Porter, Ohno, Jobs and the Value Chain of Content.

My career can best be described as a U turn. I started literally behind the drawing board as a mechanical engineer. Thru designing and building factories, I wound up in operating them. Thru these logistics I landed at a software company building ERP and ultimately at SDL. The biggest lessons I learned across my career is to focus on value for your customer. There are quite some similarities between producing a car and producing software.

Porter vs Ohno

Anybody learning the ropes of manufacturing will stumble over two manufacturing greats. Michael Porter and Taiichi Ohno. Both were instrumental in explaining the value chain. The latter is well known for pull based manufacturing pioneered by Toyota. In the '70's, car manufacturers in Europe and US were faced with  huge numbers of unsold stock driven by the 1973 oil crisis. All of a sudden there was abundance of cars. The Toyoto Manufacturing System was based on pull based manufacturing so, no stock was ever made for which there was no order. If they produced they knew it was for a customer. This way of producing increased quality, reduced costs hence price and allowed for much quicker model changes. Nowadays pretty much all manufacturing sites have moved - wherever possible - to this type of "stockless production" not just car manufacturers. 

Enter Steve Jobs

So, growing up with the paradigm, that "thou shall not produce without demand" always led me to struggle with Steve Jobs. Steve Jobs designed and produced stuff that "people didn't know they needed". Until one of our product managers told her audience on stage that she wanted "the stuff she needed" and "the stuff that is relevant to her". Immediately my lightbulb went on and I realized (I'm sure others have preceded me) we at SDL need to deliver what a person needs and in that process find out what is relevant to him/her.

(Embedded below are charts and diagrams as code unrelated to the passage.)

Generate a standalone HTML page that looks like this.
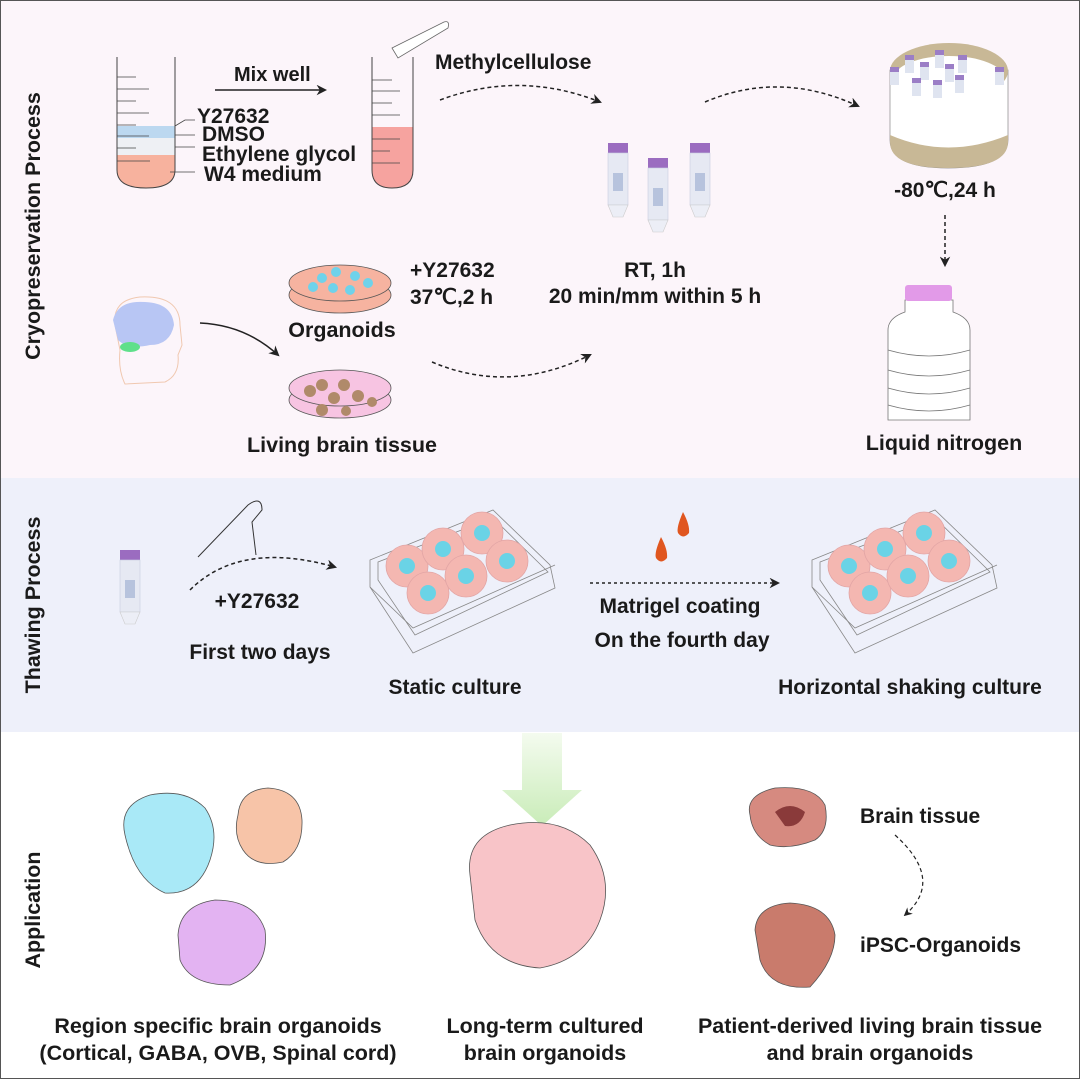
<!DOCTYPE html>
<html><head><meta charset="utf-8"><style>
html,body{margin:0;padding:0;background:#fff}
svg{display:block}
text{font-family:"Liberation Sans",sans-serif;font-weight:bold;fill:#1a1a1a}
</style></head><body>
<svg width="1080" height="1079" viewBox="0 0 1080 1079" xmlns="http://www.w3.org/2000/svg">
<defs>
<marker id="ah" viewBox="0 0 10 10" refX="8" refY="5" markerWidth="7" markerHeight="7" orient="auto"><path d="M0,0 L10,5 L0,10 L3,5z" fill="#222"/></marker>
<linearGradient id="gr" x1="0" y1="0" x2="0" y2="1"><stop offset="0" stop-color="#f4fbef"/><stop offset="1" stop-color="#c9ecb8"/></linearGradient>
<g id="vial"><rect x="0" y="0" width="20" height="10" fill="#9b6cc0"/><rect x="0" y="10" width="20" height="52" fill="#e6e9f3" stroke="#c9cde0" stroke-width="0.6"/><rect x="5" y="30" width="10" height="18" fill="#b7c3dd"/><path d="M0,62 L5,74 L15,74 L20,62z" fill="#eceef6" stroke="#ccc" stroke-width="0.6"/></g>
<g id="mini"><rect x="0" y="0" width="9" height="5" fill="#9b7ec6"/><rect x="0" y="5" width="9" height="13" fill="#dfe4f0"/></g>
<g id="plate" fill="none" stroke="#888" stroke-width="0.8">
<path d="M0,50 L123,0 L180,55 L185,78 L43,143 L0,77z"/><path d="M8,52 L123,8 L172,56 L178,62 L45,125 L8,70z"/><path d="M0,77 L43,118 L185,55"/>
<g stroke="#e2a5a5" fill="#f4b7b1"><circle cx="37" cy="56" r="21"/><circle cx="73" cy="39" r="21"/><circle cx="112" cy="23" r="21"/><circle cx="58" cy="83" r="21"/><circle cx="96" cy="66" r="21"/><circle cx="137" cy="51" r="21"/></g>
<g fill="#6ad3e6" stroke="none"><circle cx="37" cy="56" r="8"/><circle cx="73" cy="39" r="8"/><circle cx="112" cy="23" r="8"/><circle cx="58" cy="83" r="8"/><circle cx="96" cy="66" r="8"/><circle cx="137" cy="51" r="8"/></g>
</g>
</defs>
<rect x="0" y="0" width="1080" height="478" fill="#fcf5fa"/>
<rect x="0" y="478" width="1080" height="254" fill="#eef0fa"/>
<rect x="0.5" y="0.5" width="1079" height="1078" fill="none" stroke="#555" stroke-width="1"/>

<text transform="translate(40,226) rotate(-90)" font-size="21.5" text-anchor="middle">Cryopreservation Process</text>
<text transform="translate(40,605) rotate(-90)" font-size="21.5" text-anchor="middle">Thawing Process</text>
<text transform="translate(40,910) rotate(-90)" font-size="21.5" text-anchor="middle">Application</text>

<!-- tube 1 -->
<path d="M117,155 L175,155 L175,170 Q175,188 146,188 Q117,188 117,170z" fill="#f7b29e"/>
<rect x="117" y="126" width="58" height="12" fill="#bcd8f0"/>
<rect x="117" y="138" width="58" height="17" fill="#eef0f4"/>
<path d="M117,57 L117,170 Q117,188 146,188 Q175,188 175,170 L175,57" fill="none" stroke="#444" stroke-width="1"/>
<g stroke="#444" stroke-width="0.8"><line x1="117" y1="77" x2="136" y2="77"/><line x1="117" y1="89" x2="149" y2="89"/><line x1="117" y1="101" x2="136" y2="101"/><line x1="117" y1="113" x2="149" y2="113"/><line x1="117" y1="125" x2="136" y2="125"/><line x1="117" y1="136" x2="149" y2="136"/><line x1="117" y1="148" x2="136" y2="148"/><line x1="117" y1="161" x2="150" y2="161"/>
<polyline points="175,126 185,120 195,120" fill="none"/><line x1="175" y1="135" x2="195" y2="135"/><line x1="175" y1="147" x2="195" y2="147"/><line x1="170" y1="172" x2="195" y2="172"/></g>
<text x="197" y="123" font-size="21">Y27632</text>
<text x="202" y="141" font-size="21">DMSO</text>
<text x="202" y="161" font-size="21">Ethylene glycol</text>
<text x="204" y="181" font-size="21">W4 medium</text>
<text x="234" y="81" font-size="20">Mix well</text>
<line x1="215" y1="90" x2="325" y2="90" stroke="#222" stroke-width="1.5" marker-end="url(#ah)"/>

<!-- tube 2 -->
<path d="M372,127 L413,127 L413,170 Q413,188 392,188 Q372,188 372,170z" fill="#f6a39f"/>
<path d="M372,57 L372,170 Q372,188 392,188 Q413,188 413,170 L413,57" fill="none" stroke="#444" stroke-width="1"/>
<g stroke="#444" stroke-width="0.8"><line x1="372" y1="80" x2="392" y2="80"/><line x1="372" y1="91" x2="400" y2="91"/><line x1="372" y1="103" x2="392" y2="103"/><line x1="372" y1="115" x2="400" y2="115"/><line x1="372" y1="139" x2="400" y2="139"/><line x1="372" y1="151" x2="390" y2="151"/><line x1="372" y1="163" x2="400" y2="163"/></g>
<path d="M392,48 L444,22 Q450,20 448,28 L398,58z" fill="#fff" stroke="#666" stroke-width="0.8"/>
<text x="435" y="69" font-size="21">Methylcellulose</text>
<path d="M440,100 Q520,70 600,102" fill="none" stroke="#222" stroke-width="1.5" stroke-dasharray="4,3" marker-end="url(#ah)"/>
<use href="#vial" x="608" y="143"/><use href="#vial" x="648" y="158"/><use href="#vial" x="690" y="143"/>
<path d="M705,102 Q780,70 858,106" fill="none" stroke="#222" stroke-width="1.5" stroke-dasharray="4,3" marker-end="url(#ah)"/>
<text x="655" y="277" font-size="21" text-anchor="middle">RT, 1h</text>
<text x="655" y="303" font-size="21" text-anchor="middle">20 min/mm within 5 h</text>

<!-- freezer -->
<path d="M890,70 L890,140 Q890,168 948,168 Q1008,168 1008,140 L1008,70z" fill="#fff" stroke="#888" stroke-width="0.7"/>
<path d="M890,135 Q948,160 1008,135 L1008,142 Q1008,168 948,168 Q890,168 890,142z" fill="#c8b896"/>
<ellipse cx="949" cy="71" rx="59" ry="28" fill="#c8b896"/>
<ellipse cx="949" cy="78" rx="55" ry="22" fill="#fff"/>
<use href="#mini" x="935" y="50"/><use href="#mini" x="905" y="55"/><use href="#mini" x="958" y="55"/><use href="#mini" x="920" y="62"/><use href="#mini" x="945" y="64"/><use href="#mini" x="890" y="67"/><use href="#mini" x="995" y="67"/><use href="#mini" x="912" y="78"/><use href="#mini" x="933" y="80"/><use href="#mini" x="955" y="75"/>
<text x="945" y="197" font-size="21" text-anchor="middle">-80℃,24 h</text>
<line x1="945" y1="215" x2="945" y2="265" stroke="#222" stroke-width="1.5" stroke-dasharray="4,3" marker-end="url(#ah)"/>
<!-- LN -->
<path d="M905,300 L905,312 Q888,318 888,330 L888,420 L970,420 L970,330 Q970,318 953,312 L953,300z" fill="#fff" stroke="#777" stroke-width="0.8"/>
<rect x="905" y="285" width="47" height="16" rx="3" fill="#e29ae8"/>
<g fill="none" stroke="#777" stroke-width="0.8"><path d="M888,350 Q929,362 970,350"/><path d="M888,370 Q929,382 970,370"/><path d="M888,388 Q929,400 970,388"/><path d="M888,405 Q929,417 970,405"/></g>
<text x="944" y="450" font-size="21.5" text-anchor="middle">Liquid nitrogen</text>

<!-- head -->
<path d="M115,325 Q112,300 140,297 Q180,295 180,325 L182,345 L178,355 Q180,375 165,382 L125,384 Q118,370 120,350z" fill="none" stroke="#f0c8b0" stroke-width="1"/>
<path d="M113,320 Q118,300 145,302 Q172,303 174,325 Q170,345 150,345 Q128,350 118,340z" fill="#b8c6f4"/>
<ellipse cx="130" cy="347" rx="10" ry="5" fill="#5fe08a"/>
<path d="M200,323 Q245,325 278,355" fill="none" stroke="#222" stroke-width="1.5" marker-end="url(#ah)"/>

<!-- dishes -->
<ellipse cx="340" cy="295" rx="51" ry="18" fill="#f6b3a0" stroke="#555" stroke-width="0.8"/>
<ellipse cx="340" cy="283" rx="51" ry="18" fill="#f6b3a0" stroke="#555" stroke-width="0.8"/>
<g fill="#6fd2ea"><circle cx="322" cy="278" r="5"/><circle cx="336" cy="272" r="5"/><circle cx="355" cy="276" r="5"/><circle cx="313" cy="287" r="5"/><circle cx="333" cy="288" r="5"/><circle cx="350" cy="290" r="5"/><circle cx="368" cy="283" r="5"/></g>
<text x="342" y="337" font-size="21.5" text-anchor="middle">Organoids</text>
<text x="410" y="277" font-size="21">+Y27632</text>
<text x="410" y="304" font-size="21">37℃,2 h</text>
<ellipse cx="340" cy="400" rx="51" ry="18" fill="#f7c4e2" stroke="#555" stroke-width="0.8"/>
<ellipse cx="340" cy="388" rx="51" ry="18" fill="#f7c4e2" stroke="#555" stroke-width="0.8"/>
<g fill="#b08a6a"><circle cx="310" cy="391" r="6"/><circle cx="322" cy="385" r="6"/><circle cx="344" cy="385" r="6"/><circle cx="334" cy="398" r="6"/><circle cx="358" cy="396" r="6"/><circle cx="372" cy="402" r="5"/><circle cx="322" cy="410" r="6"/><circle cx="346" cy="411" r="5"/></g>
<text x="342" y="452" font-size="21.5" text-anchor="middle">Living brain tissue</text>
<path d="M432,362 Q510,395 590,355" fill="none" stroke="#222" stroke-width="1.5" stroke-dasharray="4,3" marker-end="url(#ah)"/>

<!-- thawing -->
<use href="#vial" x="120" y="550"/>
<path d="M198,557 L248,505 Q262,495 262,510 L252,522 L256,555" fill="none" stroke="#333" stroke-width="1"/>
<path d="M190,590 Q240,540 335,567" fill="none" stroke="#222" stroke-width="1.5" stroke-dasharray="4,3" marker-end="url(#ah)"/>
<text x="257" y="608" font-size="21" text-anchor="middle">+Y27632</text>
<text x="260" y="659" font-size="21" text-anchor="middle">First two days</text>
<use href="#plate" x="370" y="510"/>
<text x="455" y="694" font-size="21" text-anchor="middle">Static culture</text>
<path d="M683,512 Q676,528 678,533 Q683,540 689,533 Q690,525 683,512z" fill="#e0561f"/>
<path d="M661,537 Q654,553 656,558 Q661,565 667,558 Q668,550 661,537z" fill="#e0561f"/>
<line x1="590" y1="583" x2="778" y2="583" stroke="#222" stroke-width="1.5" stroke-dasharray="3,3" marker-end="url(#ah)"/>
<text x="680" y="613" font-size="21" text-anchor="middle">Matrigel coating</text>
<text x="682" y="647" font-size="21" text-anchor="middle">On the fourth day</text>
<use href="#plate" x="812" y="510"/>
<text x="910" y="694" font-size="21" text-anchor="middle">Horizontal shaking culture</text>

<!-- green arrow -->
<path d="M522,733 L562,733 L562,790 L582,790 L542,826 L502,790 L522,790z" fill="url(#gr)"/>

<!-- organoids -->
<path d="M125,835 Q118,805 150,795 Q185,788 205,808 Q220,830 210,860 Q198,895 165,893 Q135,880 125,835z" fill="#a9e9f7" stroke="#555" stroke-width="0.8"/>
<path d="M238,815 Q240,790 268,788 Q300,790 302,820 Q303,850 283,862 Q255,868 243,850 Q233,835 238,815z" fill="#f7c4a8" stroke="#555" stroke-width="0.8"/>
<path d="M178,935 Q180,905 215,900 Q255,900 265,930 Q270,970 230,985 Q190,985 180,960z" fill="#e3b3f2" stroke="#555" stroke-width="0.8"/>
<path d="M470,875 Q465,835 510,825 Q560,815 590,845 Q615,880 600,920 Q585,960 540,968 Q490,965 475,920z" fill="#f8c4c8" stroke="#555" stroke-width="0.8"/>
<path d="M750,815 Q745,795 775,788 Q815,785 825,805 Q830,830 815,840 Q790,850 770,845 Q752,835 750,815z" fill="#d68a80" stroke="#555" stroke-width="0.8"/>
<path d="M775,812 Q790,800 805,812 Q800,828 785,826z" fill="#8a3a3a"/>
<path d="M755,930 Q757,905 790,903 Q830,905 835,935 Q835,960 810,987 Q770,990 760,960z" fill="#c97b6c" stroke="#555" stroke-width="0.8"/>
<text x="860" y="823" font-size="21">Brain tissue</text>
<text x="860" y="952" font-size="21">iPSC-Organoids</text>
<path d="M895,835 Q945,880 905,915" fill="none" stroke="#222" stroke-width="1.2" stroke-dasharray="4,3" marker-end="url(#ah)"/>

<text x="218" y="1033" font-size="21.5" text-anchor="middle">Region specific brain organoids</text>
<text x="218" y="1060" font-size="21.5" text-anchor="middle">(Cortical, GABA, OVB, Spinal cord)</text>
<text x="545" y="1033" font-size="21.5" text-anchor="middle">Long-term cultured</text>
<text x="545" y="1060" font-size="21.5" text-anchor="middle">brain organoids</text>
<text x="870" y="1033" font-size="21.5" text-anchor="middle">Patient-derived living brain tissue</text>
<text x="870" y="1060" font-size="21.5" text-anchor="middle">and brain organoids</text>
</svg>
</body></html>
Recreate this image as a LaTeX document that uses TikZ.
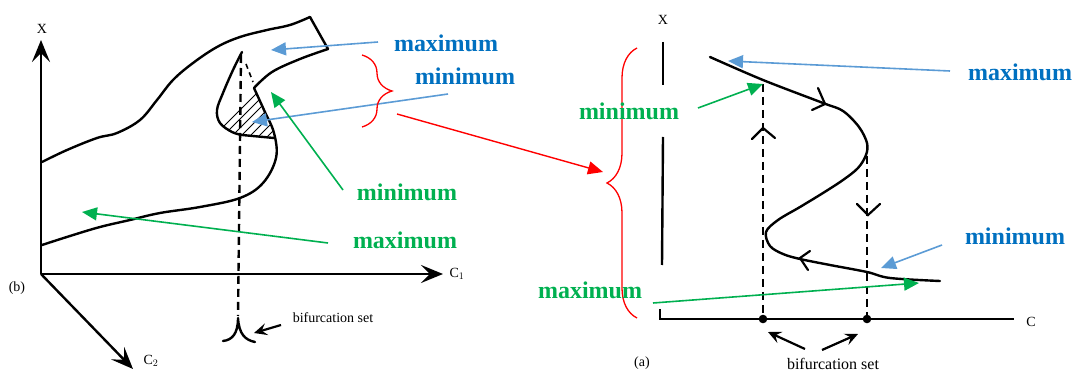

The Value Chain of Content

Let's go back to Porter and Ohno for a second and project that to us. Every time any of us spend time or make a keystroke we must remember that a customer has paid for this. Logically our customer is most entitled to benefit from this hence should have access to it. For us, this means that sharing content with our customers directly or via partners will become the norm. That is a huge paradigm shift alike the car manufacturers had to go thru in the 70's. In fact, most content these days in offices around the world is produced, put in a warehouse (drive) that a customer can never access hence never will turn it into value. This will require for SDL to turn around the way content is produced from sender dominance to receiver/customer dominance. If we were to be as radical as Toyota, we would only produce content for which there is demand. This starts with having conversations and figuring out what the demand really is and make sure it is shared from the source.

During that process we can then build up the persona profiles and serve the relevant content that our customer didn't ask for but really is something that will add value and make their life easier in achieving their business goals. In a world of abundance we have to change the way we produce and deliver value to our customer.